## THE REQUEST
Print every entry word for word, but omit the pictures.

Plotting code records
+-------+

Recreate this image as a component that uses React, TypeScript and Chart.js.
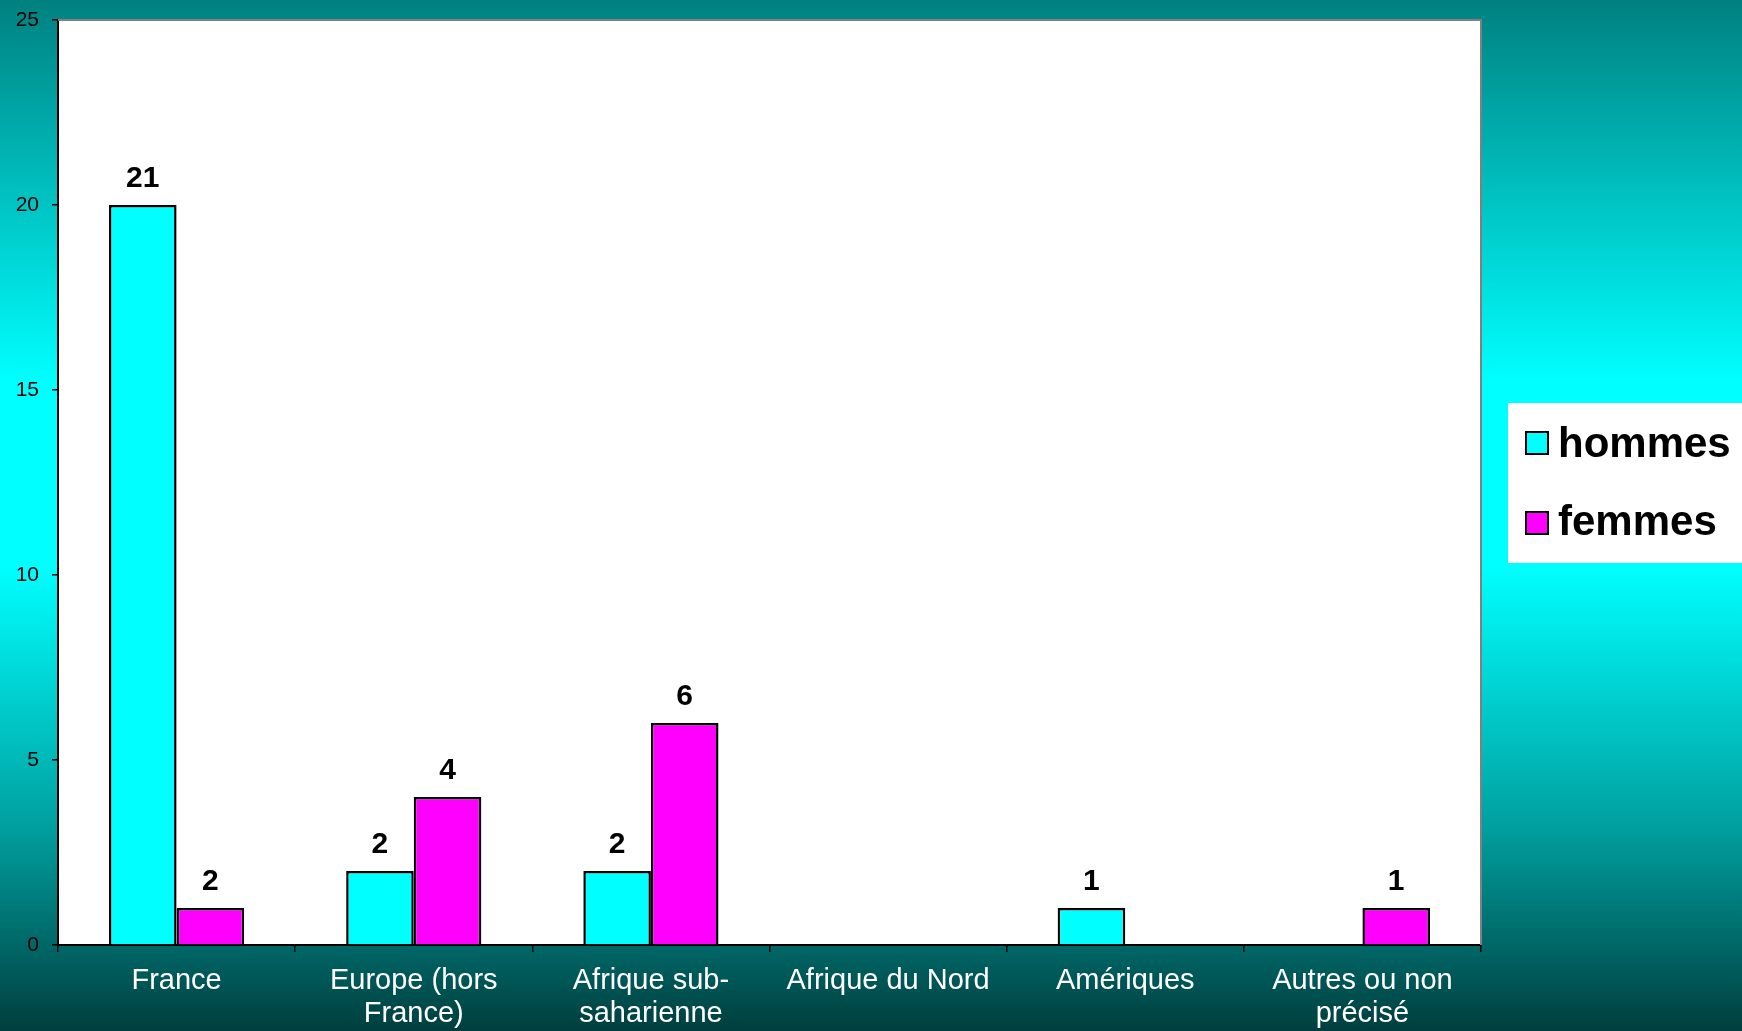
import React, { useEffect, useRef } from 'react';
import { Chart, registerables } from 'chart.js';

Chart.register(...registerables);

const categories: string[][] = [
  ['France'],
  ['Europe (hors', 'France)'],
  ['Afrique sub-', 'saharienne'],
  ['Afrique du Nord'],
  ['Amériques'],
  ['Autres ou non', 'précisé'],
];
const seriesNames = ['hommes', 'femmes'];
const hommesValues: (number | null)[] = [20, 2, 2, null, 1, null];
const femmesValues: (number | null)[] = [1, 4, 6, null, null, 1];
const hommesLabels = ['21', '2', '2', '', '1', ''];
const femmesLabels = ['2', '4', '6', '', '', '1'];
const yTickMin = 0;
const yTickMax = 25;
const yTickStep = 5;

const seriesColors = ['#00FFFF', '#FF00FF'];
const FONT = '"Liberation Sans", Arial, Helvetica, sans-serif';
const W = 1742;
const H = 1031;

const backgroundPlugin = {
  id: 'bgPlugin',
  beforeDraw(chart: any) {
    const { ctx, chartArea } = chart;
    ctx.save();
    const g = ctx.createLinearGradient(0, 0, 0, H);
    g.addColorStop(0, 'rgb(0,128,128)');
    g.addColorStop(0.37, 'rgb(0,255,255)');
    g.addColorStop(0.55, 'rgb(0,255,255)');
    g.addColorStop(0.8, 'rgb(0,160,160)');
    g.addColorStop(1, 'rgb(0,62,62)');
    ctx.fillStyle = g;
    ctx.fillRect(0, 0, W, H);
    ctx.fillStyle = '#FFFFFF';
    ctx.fillRect(chartArea.left, chartArea.top, chartArea.right - chartArea.left, chartArea.bottom - chartArea.top);
    ctx.restore();
  },
};

const decorPlugin = {
  id: 'decorPlugin',
  afterDatasetsDraw(chart: any) {
    const { ctx, chartArea } = chart;
    ctx.save();
    ctx.strokeStyle = '#808080';
    ctx.lineWidth = 2;
    ctx.beginPath();
    ctx.moveTo(chartArea.left, chartArea.top);
    ctx.lineTo(chartArea.right, chartArea.top);
    ctx.lineTo(chartArea.right, chartArea.bottom);
    ctx.stroke();

    ctx.font = `bold 30px ${FONT}`;
    ctx.fillStyle = '#000000';
    ctx.textAlign = 'center';
    ctx.textBaseline = 'alphabetic';
    [hommesLabels, femmesLabels].forEach((labels, di) => {
      const meta = chart.getDatasetMeta(di);
      meta.data.forEach((el: any, i: number) => {
        const v = chart.data.datasets[di].data[i];
        if (v == null || !labels[i]) return;
        ctx.fillText(labels[i], el.x, el.y - 18);
      });
    });
    ctx.restore();
  },
  afterDraw(chart: any) {
    const { ctx } = chart;
    ctx.save();
    ctx.fillStyle = '#FFFFFF';
    ctx.fillRect(1508, 403, W - 1508, 160);
    const items = [
      { y: 432, base: 457 },
      { y: 512, base: 535 },
    ];
    ctx.font = `bold 42px ${FONT}`;
    ctx.textAlign = 'left';
    ctx.textBaseline = 'alphabetic';
    items.forEach((it, i) => {
      ctx.fillStyle = seriesColors[i];
      ctx.fillRect(1526, it.y, 22, 22);
      ctx.strokeStyle = '#000000';
      ctx.lineWidth = 2;
      ctx.strokeRect(1526, it.y, 22, 22);
      ctx.fillStyle = '#000000';
      ctx.fillText(seriesNames[i], 1558, it.base);
    });
    ctx.restore();
  },
};

export default function App() {
  const canvasRef = useRef<HTMLCanvasElement | null>(null);

  useEffect(() => {
    document.body.style.margin = '0';
    document.body.style.overflow = 'hidden';
    const canvas = canvasRef.current;
    if (!canvas) return;
    const chart = new Chart(canvas, {
      type: 'bar',
      data: {
        labels: categories,
        datasets: [
          {
            label: seriesNames[0],
            data: hommesValues,
            backgroundColor: seriesColors[0],
            borderColor: '#000000',
            borderWidth: 2.5,
          },
          {
            label: seriesNames[1],
            data: femmesValues,
            backgroundColor: seriesColors[1],
            borderColor: '#000000',
            borderWidth: 2.5,
          },
        ],
      },
      options: {
        animation: false,
        responsive: false,
        devicePixelRatio: 1,
        layout: { padding: { top: 20, right: W - 1481, left: 0, bottom: 0 } },
        datasets: {
          bar: { categoryPercentage: 0.57, barPercentage: 1.0 },
        },
        plugins: {
          legend: { display: false },
          tooltip: { enabled: false },
        },
        scales: {
          x: {
            offset: true,
            grid: {
              display: true,
              offset: true,
              drawOnChartArea: false,
              drawTicks: true,
              tickLength: 7,
              color: '#000000',
              lineWidth: 1.5,
            },
            border: { display: true, color: '#000000', width: 2 },
            ticks: {
              color: '#FFFFFF',
              font: { family: FONT, size: 29, lineHeight: 1.12 },
              padding: 13,
              maxRotation: 0,
              autoSkip: false,
            },
            afterFit(scale: any) {
              scale.height = H - 945;
              scale.paddingLeft = 0;
              scale.paddingRight = 0;
            },
          },
          y: {
            min: yTickMin,
            max: yTickMax,
            grid: {
              display: true,
              drawOnChartArea: false,
              drawTicks: true,
              tickLength: 6,
              color: '#000000',
              lineWidth: 1.5,
            },
            border: { display: true, color: '#000000', width: 2 },
            ticks: {
              stepSize: yTickStep,
              color: '#000000',
              font: { family: FONT, size: 21 },
              padding: 13,
            },
            afterFit(scale: any) {
              scale.width = 58;
              scale.paddingTop = 0;
              scale.paddingBottom = 0;
            },
          },
        },
      },
      plugins: [backgroundPlugin, decorPlugin],
    } as any);
    return () => chart.destroy();
  }, []);

  return (
    <div style={{ width: W, height: H, position: 'relative' }}>
      <canvas ref={canvasRef} width={W} height={H} style={{ display: 'block', width: W, height: H }} />
    </div>
  );
}
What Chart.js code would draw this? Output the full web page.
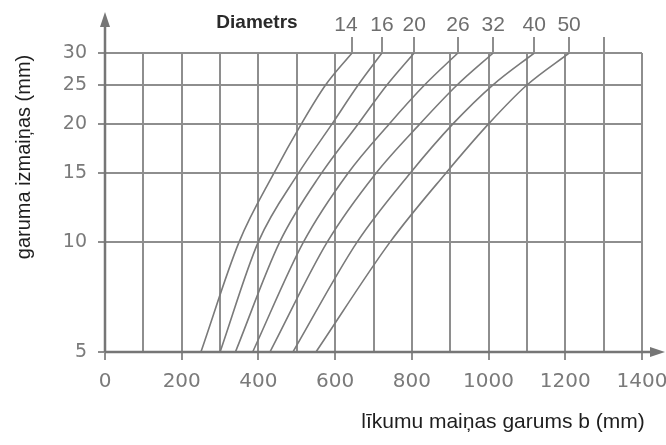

+-------+

## REPLY TO THE EXERCISE
Recreate this image as a component that uses React, TypeScript and Chart.js.
import React, { useEffect, useRef } from 'react';
import { Chart, registerables } from 'chart.js';

Chart.register(...registerables);

const categories: string[][] = [
  ['France'],
  ['Europe (hors', 'France)'],
  ['Afrique sub-', 'saharienne'],
  ['Afrique du Nord'],
  ['Amériques'],
  ['Autres ou non', 'précisé'],
];
const seriesNames = ['hommes', 'femmes'];
const hommesValues: (number | null)[] = [20, 2, 2, null, 1, null];
const femmesValues: (number | null)[] = [1, 4, 6, null, null, 1];
const hommesLabels = ['21', '2', '2', '', '1', ''];
const femmesLabels = ['2', '4', '6', '', '', '1'];
const yTickMin = 0;
const yTickMax = 25;
const yTickStep = 5;

const seriesColors = ['#00FFFF', '#FF00FF'];
const FONT = '"Liberation Sans", Arial, Helvetica, sans-serif';
const W = 1742;
const H = 1031;

const backgroundPlugin = {
  id: 'bgPlugin',
  beforeDraw(chart: any) {
    const { ctx, chartArea } = chart;
    ctx.save();
    const g = ctx.createLinearGradient(0, 0, 0, H);
    g.addColorStop(0, 'rgb(0,128,128)');
    g.addColorStop(0.37, 'rgb(0,255,255)');
    g.addColorStop(0.55, 'rgb(0,255,255)');
    g.addColorStop(0.8, 'rgb(0,160,160)');
    g.addColorStop(1, 'rgb(0,62,62)');
    ctx.fillStyle = g;
    ctx.fillRect(0, 0, W, H);
    ctx.fillStyle = '#FFFFFF';
    ctx.fillRect(chartArea.left, chartArea.top, chartArea.right - chartArea.left, chartArea.bottom - chartArea.top);
    ctx.restore();
  },
};

const decorPlugin = {
  id: 'decorPlugin',
  afterDatasetsDraw(chart: any) {
    const { ctx, chartArea } = chart;
    ctx.save();
    ctx.strokeStyle = '#808080';
    ctx.lineWidth = 2;
    ctx.beginPath();
    ctx.moveTo(chartArea.left, chartArea.top);
    ctx.lineTo(chartArea.right, chartArea.top);
    ctx.lineTo(chartArea.right, chartArea.bottom);
    ctx.stroke();

    ctx.font = `bold 30px ${FONT}`;
    ctx.fillStyle = '#000000';
    ctx.textAlign = 'center';
    ctx.textBaseline = 'alphabetic';
    [hommesLabels, femmesLabels].forEach((labels, di) => {
      const meta = chart.getDatasetMeta(di);
      meta.data.forEach((el: any, i: number) => {
        const v = chart.data.datasets[di].data[i];
        if (v == null || !labels[i]) return;
        ctx.fillText(labels[i], el.x, el.y - 18);
      });
    });
    ctx.restore();
  },
  afterDraw(chart: any) {
    const { ctx } = chart;
    ctx.save();
    ctx.fillStyle = '#FFFFFF';
    ctx.fillRect(1508, 403, W - 1508, 160);
    const items = [
      { y: 432, base: 457 },
      { y: 512, base: 535 },
    ];
    ctx.font = `bold 42px ${FONT}`;
    ctx.textAlign = 'left';
    ctx.textBaseline = 'alphabetic';
    items.forEach((it, i) => {
      ctx.fillStyle = seriesColors[i];
      ctx.fillRect(1526, it.y, 22, 22);
      ctx.strokeStyle = '#000000';
      ctx.lineWidth = 2;
      ctx.strokeRect(1526, it.y, 22, 22);
      ctx.fillStyle = '#000000';
      ctx.fillText(seriesNames[i], 1558, it.base);
    });
    ctx.restore();
  },
};

export default function App() {
  const canvasRef = useRef<HTMLCanvasElement | null>(null);

  useEffect(() => {
    document.body.style.margin = '0';
    document.body.style.overflow = 'hidden';
    const canvas = canvasRef.current;
    if (!canvas) return;
    const chart = new Chart(canvas, {
      type: 'bar',
      data: {
        labels: categories,
        datasets: [
          {
            label: seriesNames[0],
            data: hommesValues,
            backgroundColor: seriesColors[0],
            borderColor: '#000000',
            borderWidth: 2.5,
          },
          {
            label: seriesNames[1],
            data: femmesValues,
            backgroundColor: seriesColors[1],
            borderColor: '#000000',
            borderWidth: 2.5,
          },
        ],
      },
      options: {
        animation: false,
        responsive: false,
        devicePixelRatio: 1,
        layout: { padding: { top: 20, right: W - 1481, left: 0, bottom: 0 } },
        datasets: {
          bar: { categoryPercentage: 0.57, barPercentage: 1.0 },
        },
        plugins: {
          legend: { display: false },
          tooltip: { enabled: false },
        },
        scales: {
          x: {
            offset: true,
            grid: {
              display: true,
              offset: true,
              drawOnChartArea: false,
              drawTicks: true,
              tickLength: 7,
              color: '#000000',
              lineWidth: 1.5,
            },
            border: { display: true, color: '#000000', width: 2 },
            ticks: {
              color: '#FFFFFF',
              font: { family: FONT, size: 29, lineHeight: 1.12 },
              padding: 13,
              maxRotation: 0,
              autoSkip: false,
            },
            afterFit(scale: any) {
              scale.height = H - 945;
              scale.paddingLeft = 0;
              scale.paddingRight = 0;
            },
          },
          y: {
            min: yTickMin,
            max: yTickMax,
            grid: {
              display: true,
              drawOnChartArea: false,
              drawTicks: true,
              tickLength: 6,
              color: '#000000',
              lineWidth: 1.5,
            },
            border: { display: true, color: '#000000', width: 2 },
            ticks: {
              stepSize: yTickStep,
              color: '#000000',
              font: { family: FONT, size: 21 },
              padding: 13,
            },
            afterFit(scale: any) {
              scale.width = 58;
              scale.paddingTop = 0;
              scale.paddingBottom = 0;
            },
          },
        },
      },
      plugins: [backgroundPlugin, decorPlugin],
    } as any);
    return () => chart.destroy();
  }, []);

  return (
    <div style={{ width: W, height: H, position: 'relative' }}>
      <canvas ref={canvasRef} width={W} height={H} style={{ display: 'block', width: W, height: H }} />
    </div>
  );
}
What Chart.js code would draw this? Output the full web page.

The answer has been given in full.